Saturday 29 September 2018

Why Aristotle would support a Second Brexiterendum


I’ve travelled a lot this year, and everywhere the question has been the same: what would Aristotle have made of Brexit?  He didn’t write much about confederacies between sovereign city-states, so I don’t know how he would have voted. But I’m sure he would say that the first referendum had been so inadequately deliberated that it was as good as completely invalid.

There was so much wrong with the first referendum: the Electoral Commission says that the Brexit campaign broke the law, and what should have been a lengthy process of public deliberation, informed by cool-headed journalism, was a hate-filled bawling-match marred by cynical lies and misinformation and appeals to base prejudices.

When Mind-Changing is Virtuous
Aristotle was a fan of democracy, but only when decisions were properly deliberated according to his 8-point formula for decision-making: calibrating all likely outcomes, verifying all information, researching all precedents, etc. He used a tragedy by Sophocles to show how important it was to revise one’s opinion in the light of new information. When Neoptolemus in Sophocles’ Philoctetes comes to understand the inhumane consequences of abducting the disabled hero, Aristotle praises him for his openness to revising his views.

Antigone & Haemon: Young Adult Victims
In another play, Antigone, Sophocles showed that error-laden, precipitate lawmaking can be corrected if the ruling powers are persuaded to rethink. Creon does change his mind about executing Antigone, when given new information by Tiresias, but he changes it too late. She is dead already. That play also insists on the importance of listening to the opinions of young adults, and large numbers of our own, who are the ones who will have to face the long-term consequences, did not have the opportunity to vote in 2016. They include my two daughters.*

Another Athenian writer, Thucydides, describes the fiasco when the Athenians vote in too much hurry, on the basis of passion, to execute all the men of the rebel city of Mytilene. The very next day a second Assembly is called, which rescinds the brutal decision.

All three men had direct experience of the Athenian democracy, and supported it. They had absolutely no problem with the idea of a second vote on important matters. Neither do 86% of the Labour Party and many Tories, including my own in-the-wrong-party MP Heidi Allen, who always talks good sense.

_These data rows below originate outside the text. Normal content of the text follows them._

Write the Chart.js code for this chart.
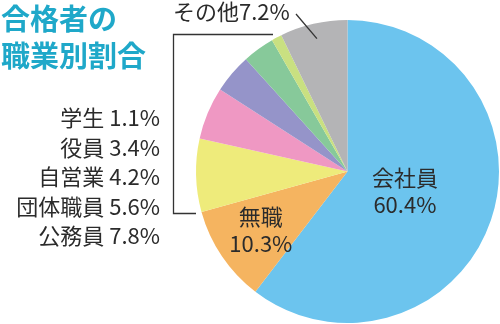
<!DOCTYPE html>
<html lang="ja">
<head>
<meta charset="utf-8">
<script src="https://cdn.jsdelivr.net/npm/chart.js@4/dist/chart.umd.min.js"></script>
<style>
  html, body { margin: 0; padding: 0; background: #fff; }
  #wrap { width: 500px; height: 324px; position: relative; }
</style>
</head>
<body>
<div id="wrap"><canvas id="c" width="500" height="324"></canvas></div>
<script>
// Occupations, clockwise from 12 o'clock
const categories = ['会社員', '無職', '公務員', '団体職員', '自営業', '役員', '学生', 'その他'];
const shares = [60.4, 10.3, 7.8, 5.6, 4.2, 3.4, 1.1, 7.2];
const sliceColors = ['#6cc4ee', '#f5b460', '#eeeb7b', '#ef98c3', '#9594c9', '#87c99a', '#c9e081', '#b4b4b6'];
const titleLines = ['合格者の', '職業別割合'];

// Which slices get an in-slice label, and which are listed on the left
const insideIdx = [0, 1];
const leftListIdx = [6, 5, 4, 3, 2]; // top to bottom
const otherIdx = 7;

const FONT = '"Noto Sans CJK JP", "Noto Sans", sans-serif';
const TEXT = '#2b2b2b';

const annotate = {
  id: 'annotate',
  afterDraw(chart) {
    const ctx = chart.ctx;
    const arcs = chart.getDatasetMeta(0).data;
    const cx = arcs[0].x, cy = arcs[0].y, R = arcs[0].outerRadius;
    const fmt = v => v.toFixed(1) + '%';
    ctx.save();

    // Title
    ctx.fillStyle = '#1fa8c9';
    ctx.font = 'bold 29px ' + FONT;
    ctx.textAlign = 'left';
    ctx.textBaseline = 'middle';
    ctx.fillText(titleLines[0], 1, 19);
    ctx.fillText(titleLines[1], 1, 56);

    // In-slice labels
    const radFrac = { 0: 0.4, 1: 0.69 };
    ctx.fillStyle = TEXT;
    ctx.font = '22px ' + FONT;
    ctx.textAlign = 'center';
    insideIdx.forEach(i => {
      const a = arcs[i];
      const mid = (a.startAngle + a.endAngle) / 2;
      const r = R * radFrac[i];
      const x = cx + Math.cos(mid) * r;
      const y = cy + Math.sin(mid) * r;
      ctx.fillText(categories[i], x, y - 13);
      ctx.fillText(fmt(shares[i]), x, y + 14);
    });

    // Left-hand list of small slices
    ctx.font = '22px ' + FONT;
    ctx.textAlign = 'right';
    leftListIdx.forEach((i, k) => {
      ctx.fillText(categories[i] + ' ' + fmt(shares[i]), 160, 118 + k * 29.5);
    });

    // Bracket grouping the listed slices
    ctx.strokeStyle = '#333';
    ctx.lineWidth = 1.3;
    ctx.beginPath();
    ctx.moveTo(273, 34.5);
    ctx.lineTo(173.5, 34.5);
    ctx.lineTo(173.5, 213.5);
    ctx.lineTo(196, 213.5);
    ctx.stroke();

    // "Other" label with a leader into its slice
    ctx.textAlign = 'left';
    ctx.fillText(categories[otherIdx] + fmt(shares[otherIdx]), 173, 12);
    const o = arcs[otherIdx];
    const om = (o.startAngle + o.endAngle) / 2;
    ctx.beginPath();
    ctx.moveTo(296, 14);
    ctx.lineTo(cx + Math.cos(om) * R * 0.9, cy + Math.sin(om) * R * 0.9);
    ctx.stroke();

    ctx.restore();
  }
};

new Chart(document.getElementById('c'), {
  type: 'pie',
  data: {
    labels: categories,
    datasets: [{
      data: shares,
      backgroundColor: sliceColors,
      borderWidth: 0
    }]
  },
  options: {
    responsive: false,
    animation: false,
    layout: { padding: { left: 196, right: 1, top: 20, bottom: 1 } },
    plugins: { legend: { display: false }, tooltip: { enabled: false } }
  },
  plugins: [annotate]
});
</script>
</body>
</html>
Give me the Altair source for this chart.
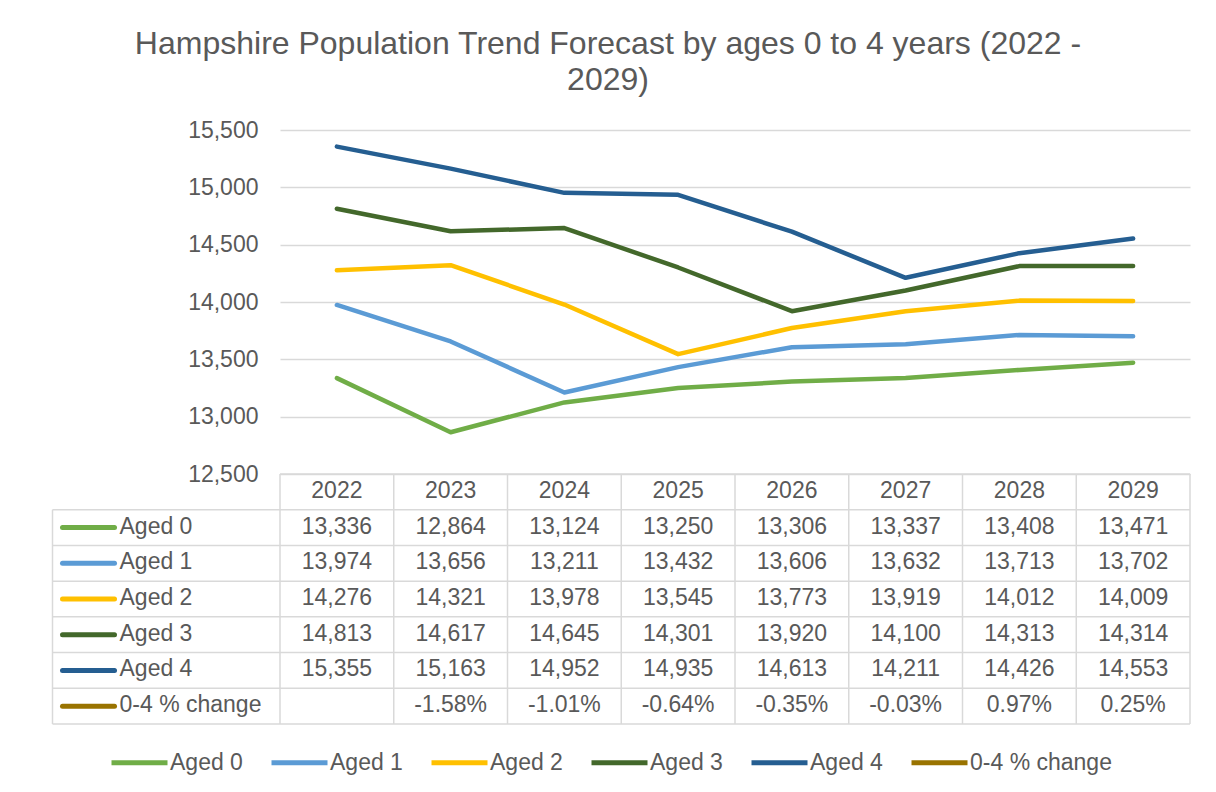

So let’s continue pressure, by any peaceful means possible, for a second Brexerendum, accompanied by a public enquiry led by disinterested experts on the likely consequences of a choice either way. I happen to be a Remainer, but I have many rational, benevolent and well-informed friends who are not. If the mass citizenry of the UK really wants Brexit, it will vote accordingly. So what are those who refuse to consider an idea that Aristotle, Sophocles and Thucydides would all have supported, really so afraid of?

*See the excellent new book by my former PhD student, Dr Matt Shipton, The Politics of Youth in Greek Tragedy (Bloomsbury).